Standards stuff ...

BGS GeoPackage, Energistics ETP 1.2, Industrial Internet Consortium Forum, IOGP Report 592 (subsea capping), IOGP/EPSG data model, ISO and AI, Open Geospatial Consortium catalog service, PPDM facilities training, PPDM Pusdatin, BGS and the new world magnetic model.

BGS, the British Geological Survey is to convert its open data to the GeoPackage format and release it ‘with styling included’. GeoPackage allows geospatial data to be delivered in an open, non-proprietary and platform-independent format.

Energistics has opened its Energistics Transfer Protocol 1.2 for public review and comment. ETP is a two-way web socket-based connection solution tailored to oil and gas data challenges. ETP 1.2 reduces data latency from a 10-15 second baseline typical of SOAP protocols to about 1 second, while its use of binary encoding requires 10x less bandwidth compared to XML. The comments period ends March 31, 2020.

The Industrial Internet Consortium (IIC) has opened a community forum for industry experts to exchange ideas and discuss IIoT problems. The forum was established by the IIC Digital transformation and Ecosystem work groups which ‘worked tirelessly’ to evaluate options and launch the forum. Check out the IIC Community Forum.

IOGP Report 592, ‘Subsea capping response time model toolkit user guide’ provides a how-to guide to users of the IOGP’s response time model toolkit for subsea capping released as described in IOGP Report 594, Source control (aka ‘blowout’) emergency response planning guide for subsea wells.

IOGP has also upgraded the EPSG Dataset data model, following the publication of the revised ISO 19111 data model. Changes include identification of dynamic (plate motion) datums and CRSs and a new ‘datum ensemble’ construct, grouping together successive realizations of a datum. The latest model V10.0 is available from the EPSG website. More on the upgrade from IOGP.

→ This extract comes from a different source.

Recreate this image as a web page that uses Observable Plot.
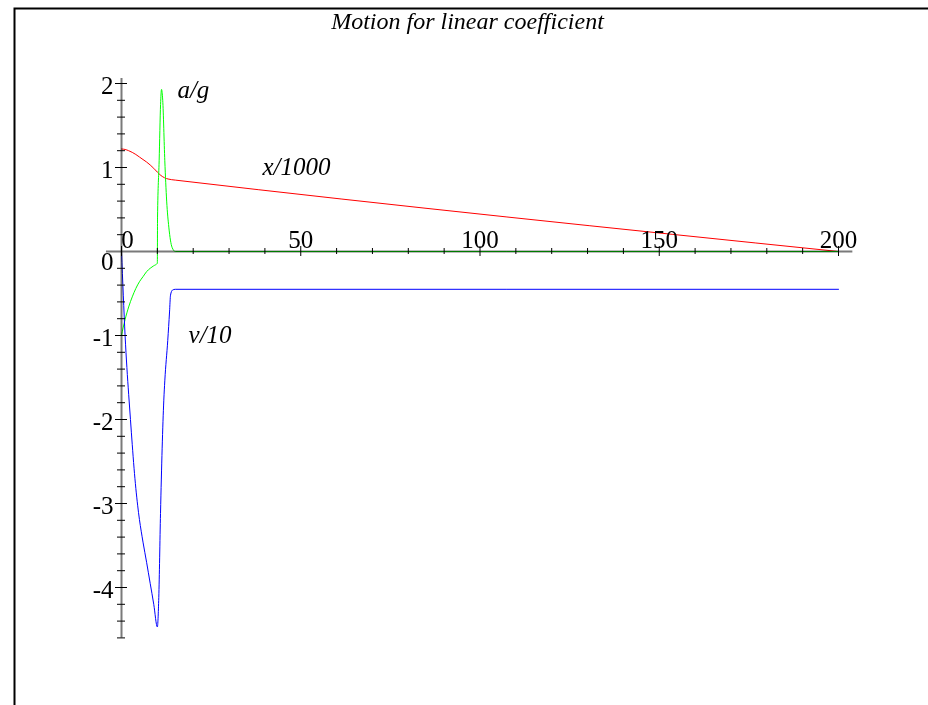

The Nov/Dec 2019 Issue of ISO Focus described work in progress on the ISO/IEC JTC 1/SC 42 artificial intelligence standard. Created under the auspices of ISO/IEC JTC 1, the information technology arm of ISO and the International Electrotechnical Commission (IEC), subcommittee SC 42, ISO/IEC claims to be, ‘the only standards body looking at AI holistically’.

The Open Geospatial Consortium (OGC) has announced the OGC API Records standards working group which is to develop a new version of the OGC catalogue service for the world wide web. The new version will remedy shortcomings in the current catalogue and align better with the W3C’s spatial data on the web best practices. The shift is also to leverage modern tools such as OpenAPI. More from OGC. The OGC has also approved the OSGEO Foundation’s PyGeoAPI with a compliance certification and reference implementation status. PyGeoAPI is a Python server implementation of the OGC API above, allowing deployment of a RESTful OGC API endpoint using OpenAPI, GeoJSON, and HTML. PyGeoAPI is open source and released under an MIT license. More from OSGEO.

PPDM, the Professional petroleum data managers association is sounding out the industry on a new venture into training in oil and gas facilities. The facilities training needs survey (which has just closed) is designed to help PPDM understand how it can best serve the industry and to evaluate a possible expansion of its professional development portfolio to facilities data. We sense a future PPDM ‘What is a facility’ publication.

PPDM also reports that the Indonesian Ministry of Energy and Mineral Resources has endorsed its eponymous data model as an industry standard and is to ‘formally reference’ the PPDM Data Model 3.9 as an ‘industry open standard’. PPDM 3.9 will underpin a metadata catalog of Indonesian data and will also become the foundation of a national data repository, built and administered using PPDM standards as the foundation. The NDR is to be built by Pusdatin, the Pusat Data and Informasi/Center for Data and Information Technology.

BGS has published an explainer on ongoing changes to the earth’s magnetic field that have created a need for a new global geomagnetic model. According to satellite data, the magnetic north pole is moving across the Arctic region at its fastest rate in 400 years. BGS and the US NOAA rejig the world magnetic model every five years. The WMM is used in many global navigation systems. The latest model shows magnetic north racing across the Northern Hemisphere at around 50 km per year, as it moves from the Canadian Arctic towards Siberia, the fastest shift since the mid 16th Century.